What Do the Natl. Assn. of Realtors and Genghis Khan Have in Common?
Nothing, except for the fact that I’m going to write about both of them here.
A couple weeks ago, I posted about Thomas Robinson, an accounting professor at the University of Miami who, through ancestral DNA testing, had been deemed the first American to be able to genetically claim to be a descendant of Genghis Khan. Well, it turns out that someone fudged the test. Robinson had first been informed of his relation to Mr. Khan by Oxford Ancestors of England. But, with induction into the Mongol royal house underway, as well as a potential movie deal, Robinson asked for a second opinion from Family Tree DNA of Houston. No Khan connection, said the Houston outfit; and a second British DNA company concurred. Which makes me realize: if I’m running an ancestral DNA company like Oxford Ancestors, it’s pretty easy to tell any customer that he is related to some warlord or artist or athlete even if he’s not, and the odds of him ever finding out — unless I have the misfortune to claim he’s related to someone really famous, and goes to the trouble of getting a second opinion — is quite rare.

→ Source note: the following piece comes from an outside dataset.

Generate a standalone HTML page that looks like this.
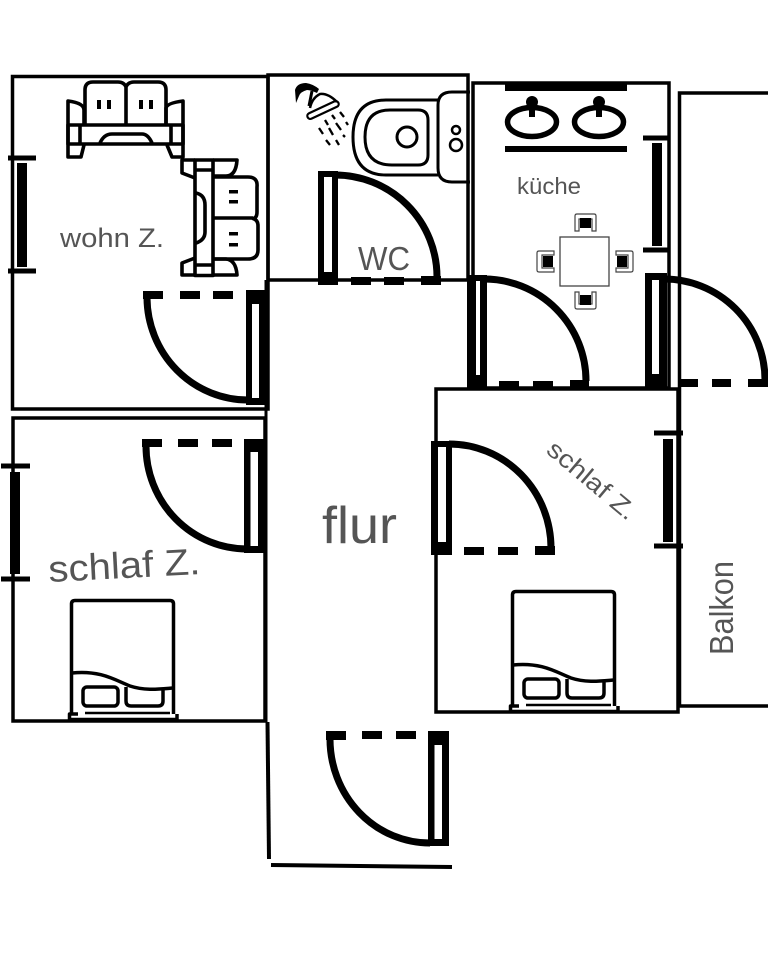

As for the National Association of Realtors: there are at least three bad things happening:
1. The Department of Justice’s antitrust case against the N.A.R. is moving forward; settlement talks between the two parties have broken down — over the issue, I am told, of whether certain new breeds of real-estate brokers should have full access to the MLS system.
2. The Consumer Federation of America has released a report about the real-estate “cartel,” a report claiming to show how “many traditional real estate brokers, and their associations, successfully stifle competition, what reforms are needed to protect home buyers and sellers, and how these consumers can protect themselves.” In the Washington Post‘s rather entertaining summary, the C.F.A. boss called the current commission system “cockamamie” (a word you don’t hear enough these days), to which an N.A.R. official replied, “It’s clear and evident that they don’t understand the real estate business.”
3. I have been told by a heretofore reliable source that the House Financial Services Committee (Housing Subcommittee) will soon hold a hearing to explore the competitive (or anti-competitive) practices of the brokerage industry. “This is significant,” explains my source, “because this is the first Congressional action on real estate – dipping the toe in the water – in many many years (other than the question of whether national banks can engage in brokerage). Congress has for the better part of a century obeyed the National Association of Realtors’ instruction to allow the brokers to run the MLS system.”